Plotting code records
________
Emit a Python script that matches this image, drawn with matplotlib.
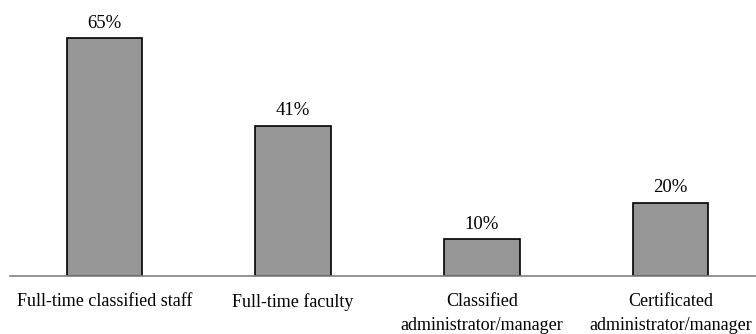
import numpy as np
import matplotlib.pyplot as plt

plt.rcParams['font.family'] = ['Liberation Serif', 'DejaVu Serif']

categories = ["Full-time classified staff", "Full-time faculty",
              "Classified\nadministrator/manager", "Certificated\nadministrator/manager"]
values = [65, 41, 10, 20]

fig = plt.figure(figsize=(7.56, 3.34), dpi=100)
# axes run past the right edge so the last label is clipped
ax = fig.add_axes([10 / 756, 58 / 334, 755 / 756, 256 / 334])

x = np.arange(len(categories))
ax.bar(x, values, width=0.4, color='#969696', edgecolor='black', linewidth=1.2)

for xi, v in zip(x, values):
    ax.text(xi, v + 1.8, f"{v}%", ha='center', va='bottom', fontsize=13.5)

ax.set_xlim(-0.5, len(categories) - 0.5)
ax.set_ylim(0, 70)
ax.set_yticks([])
ax.set_xticks(x)
ax.set_xticklabels(categories, fontsize=13, linespacing=1.6)
ax.tick_params(axis='x', length=0, pad=12)
for side in ['top', 'right', 'left']:
    ax.spines[side].set_visible(False)
ax.spines['bottom'].set_color('#808080')
ax.spines['bottom'].set_linewidth(1.2)

fig.savefig('out.png', dpi=100)
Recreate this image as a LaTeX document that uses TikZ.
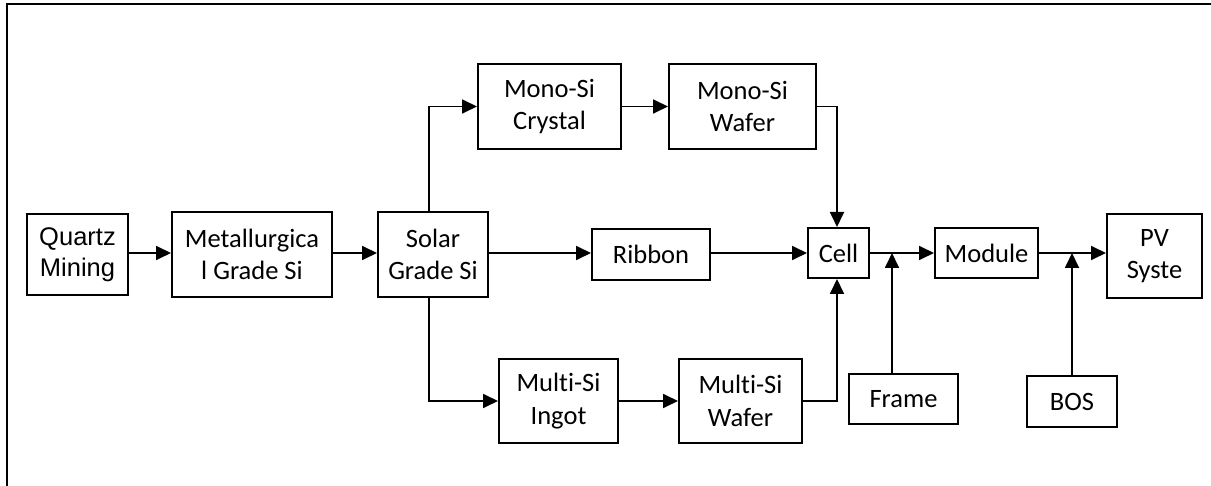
\documentclass[tikz,border=0pt]{standalone}
\usepackage{fontspec}
\setmainfont{Carlito}[RawFeature=-liga]
\newfontfamily\arialf{Liberation Sans}
\usetikzlibrary{arrows.meta}
\begin{document}
\begin{tikzpicture}[x=1pt,y=-1pt,
  box/.style={draw, line width=2pt, inner sep=0pt, align=center,
    font=\fontsize{26.5}{32.5}\selectfont},
  arr/.style={line width=1.8pt, -{Triangle[length=15pt,width=14pt]}}]
\useasboundingbox (0,0) rectangle (1211,486);
% frame
\draw[line width=2.4pt] (7,486) -- (7,4) -- (1211,4);
% nodes
\node[box, minimum width=101pt, minimum height=81pt, font=\arialf\fontsize{25.5}{31}\selectfont] (quartz) at (77.5,254.5) {Quartz\\Mining};
\node[box, minimum width=160pt, minimum height=85pt] (metal) at (252,254.5) {Metallurgica\\l Grade Si};
\node[box, minimum width=110pt, minimum height=85pt] (solar) at (433,254.5) {Solar\\Grade Si};
\node[box, minimum width=143pt, minimum height=85pt] (monoc) at (549.5,106.5) {Mono-Si\\Crystal};
\node[box, minimum width=147pt, minimum height=85pt] (monow) at (742.5,106.5) {Mono-Si\\Wafer};
\node[box, minimum width=118pt, minimum height=51pt] (ribbon) at (651,254.5) {Ribbon};
\node[box, minimum width=61pt, minimum height=50pt] (cell) at (838.5,253) {Cell};
\node[box, minimum width=119pt, minimum height=84pt] (ingot) at (558.5,401) {Multi-Si\\Ingot};
\node[box, minimum width=123pt, minimum height=84pt] (multiw) at (740.5,401) {Multi-Si\\Wafer};
\node[box, minimum width=109pt, minimum height=50pt] (frame) at (903.5,399) {Frame};
\node[box, minimum width=103pt, minimum height=50pt] (module) at (986.5,253) {Module};
\node[box, minimum width=90pt, minimum height=51pt] (bos) at (1072,401.5) {BOS};
\node[box, minimum width=95pt, minimum height=84pt] (pv) at (1154.5,256) {PV\\Syste};
% junction coordinates
\coordinate (fj) at (892,253);
\coordinate (bj) at (1072,253);
% connectors
\draw[arr] (quartz.east |- 0,253) -- (metal.west |- 0,253);
\draw[arr] (metal.east |- 0,253) -- (solar.west |- 0,253);
\draw[arr] (solar.east |- 0,253) -- (ribbon.west |- 0,253);
\draw[arr] (ribbon.east |- 0,253) -- (cell.west);
\draw[arr] (cell.east) -- (module.west);
\draw[arr] (module.east) -- (pv.west |- 0,253);
\draw[arr] ([xshift=-4pt]solar.north) |- (monoc.west);
\draw[arr] (monoc.east) -- (monow.west);
\draw[arr] (monow.east) -| ([xshift=-1.5pt]cell.north);
\draw[arr] ([xshift=-4pt]solar.south) |- (ingot.west);
\draw[arr] (ingot.east) -- (multiw.west);
\draw[arr] (multiw.east) -| ([xshift=-1.5pt]cell.south);
\draw[arr] (frame.north -| fj) -- (fj);
\draw[arr] (bos.north) -- (bj);
\end{tikzpicture}
\end{document}
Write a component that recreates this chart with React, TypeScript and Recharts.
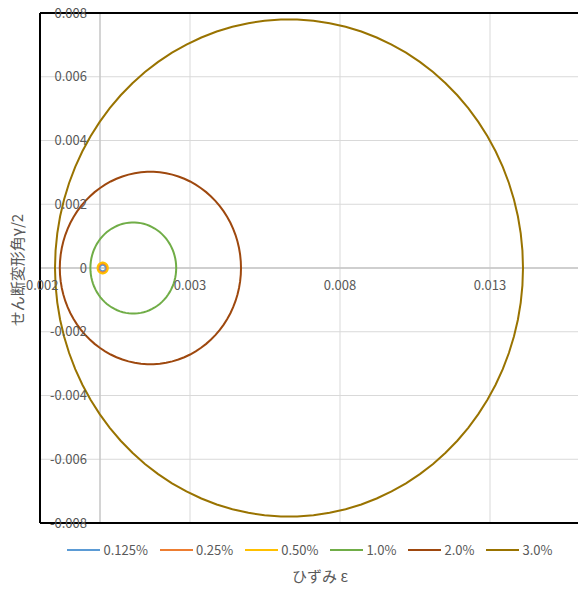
import React from "react"
import {
  ScatterChart,
  Scatter,
  XAxis,
  YAxis,
  CartesianGrid,
  ReferenceLine,
  ReferenceDot,
  Legend,
} from "recharts"

// Mohr's circles: one centre (ε) and one radius (γ/2) per strain level
const SERIES_NAMES = ["0.125%", "0.25%", "0.50%", "1.0%", "2.0%", "3.0%"]
const CENTERS = [0.00009, 0.00009, 0.00009, 0.00111, 0.00168, 0.0063]
const RADII = [0.0001, 0.00014, 0.00017, 0.00143, 0.00302, 0.0078]
const COLORS = ["#5B9BD5", "#ED7D31", "#FFC000", "#70AD47", "#9E480E", "#997300"]

const X_TICKS = [-0.002, 0.003, 0.008, 0.013]
const Y_TICKS = [-0.008, -0.006, -0.004, -0.002, 0, 0.002, 0.004, 0.006, 0.008]
const X_TICK_LABELS = ["-0.002", "0.003", "0.008", "0.013"]
const Y_TICK_LABELS = ["-0.008", "-0.006", "-0.004", "-0.002", "0", "0.002", "0.004", "0.006", "0.008"]

const TEXT = "#595959"
const FONT = "'Noto Sans CJK JP', 'Noto Sans', sans-serif"

// trace each circle from its centre and radius
function circle(cx: number, r: number) {
  const pts = []
  for (let i = 0; i <= 90; i++) {
    const a = (i / 90) * Math.PI * 2
    pts.push({ x: cx + r * Math.cos(a), y: r * Math.sin(a) })
  }
  return pts
}

const noDot = () => <g />

function LegendRow() {
  return (
    <div
      style={{
        display: "flex",
        justifyContent: "center",
        gap: 12,
        fontFamily: FONT,
        fontSize: 13,
        color: TEXT,
      }}
    >
      {SERIES_NAMES.map((n, i) => (
        <span key={n} style={{ display: "flex", alignItems: "center" }}>
          <span style={{ width: 33, height: 2, background: COLORS[i], marginRight: 3 }} />
          {n}
        </span>
      ))}
    </div>
  )
}

export default function App() {
  return (
    <div
      style={{
        position: "absolute",
        left: 0,
        top: 0,
        width: 578,
        height: 589,
        overflow: "hidden",
        background: "#fff",
      }}
    >
      <ScatterChart width={580} height={589} margin={{ top: 13, right: 0, bottom: 66, left: 40 }}>
        <XAxis type="number" dataKey="x" domain={[-0.002, 0.016]} ticks={X_TICKS} hide allowDataOverflow />
        <YAxis type="number" dataKey="y" domain={[-0.008, 0.008]} ticks={Y_TICKS} hide allowDataOverflow />
        <CartesianGrid stroke="#d9d9d9" />
        <ReferenceLine x={0} stroke="#c6c6c6" strokeWidth={1.5} />
        <ReferenceLine y={0} stroke="#c6c6c6" strokeWidth={1.5} />

        {X_TICKS.map((v, i) => (
          <ReferenceDot
            key={"xt" + v}
            x={v}
            y={0}
            r={0}
            stroke="none"
            fill="none"
            ifOverflow="visible"
            label={{
              value: X_TICK_LABELS[i],
              position: "bottom",
              offset: 13,
              fill: TEXT,
              fontSize: 13,
              fontFamily: FONT,
            }}
          />
        ))}
        {Y_TICKS.map((v, i) => (
          <ReferenceDot
            key={"yt" + v}
            x={0}
            y={v}
            r={0}
            stroke="none"
            fill="none"
            ifOverflow="visible"
            label={{
              value: Y_TICK_LABELS[i],
              position: "left",
              offset: 13,
              fill: TEXT,
              fontSize: 13,
              fontFamily: FONT,
            }}
          />
        ))}

        {SERIES_NAMES.map((n, i) => (
          <Scatter
            key={n}
            name={n}
            data={circle(CENTERS[i], RADII[i])}
            fill={COLORS[i]}
            line={{ stroke: COLORS[i], strokeWidth: 2 }}
            lineType="joint"
            shape={noDot}
            isAnimationActive={false}
          />
        ))}

        <ReferenceLine x={-0.002} stroke="#000" strokeWidth={2} />
        <ReferenceLine y={0.008} stroke="#000" strokeWidth={2} />
        <ReferenceLine y={-0.008} stroke="#000" strokeWidth={2} />

        <Legend
          layout="horizontal"
          verticalAlign="middle"
          align="center"
          wrapperStyle={{ top: 540, left: 0, width: 620 }}
          content={() => <LegendRow />}
        />
      </ScatterChart>

      <div
        style={{
          position: "absolute",
          left: 0,
          width: 640,
          top: 565,
          textAlign: "center",
          fontFamily: FONT,
          fontSize: 15,
          color: TEXT,
        }}
      >
        ひずみ ε
      </div>
      <div
        style={{
          position: "absolute",
          left: 16,
          top: 270,
          transform: "translate(-50%, -50%) rotate(-90deg)",
          whiteSpace: "nowrap",
          fontFamily: FONT,
          fontSize: 15,
          color: TEXT,
        }}
      >
        せん断変形角γ/2
      </div>
    </div>
  )
}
________
**Request**
Write out again exactly the lines from the start of the data above through the line containing "ax.text(xi, v +", inclusive, excluding any pictures.

**Task result**
Emit a Python script that matches this image, drawn with matplotlib.
import numpy as np
import matplotlib.pyplot as plt

plt.rcParams['font.family'] = ['Liberation Serif', 'DejaVu Serif']

categories = ["Full-time classified staff", "Full-time faculty",
              "Classified\nadministrator/manager", "Certificated\nadministrator/manager"]
values = [65, 41, 10, 20]

fig = plt.figure(figsize=(7.56, 3.34), dpi=100)
# axes run past the right edge so the last label is clipped
ax = fig.add_axes([10 / 756, 58 / 334, 755 / 756, 256 / 334])

x = np.arange(len(categories))
ax.bar(x, values, width=0.4, color='#969696', edgecolor='black', linewidth=1.2)

for xi, v in zip(x, values):
    ax.text(xi, v + 1.8, f"{v}%", ha='center', va='bottom', fontsize=13.5)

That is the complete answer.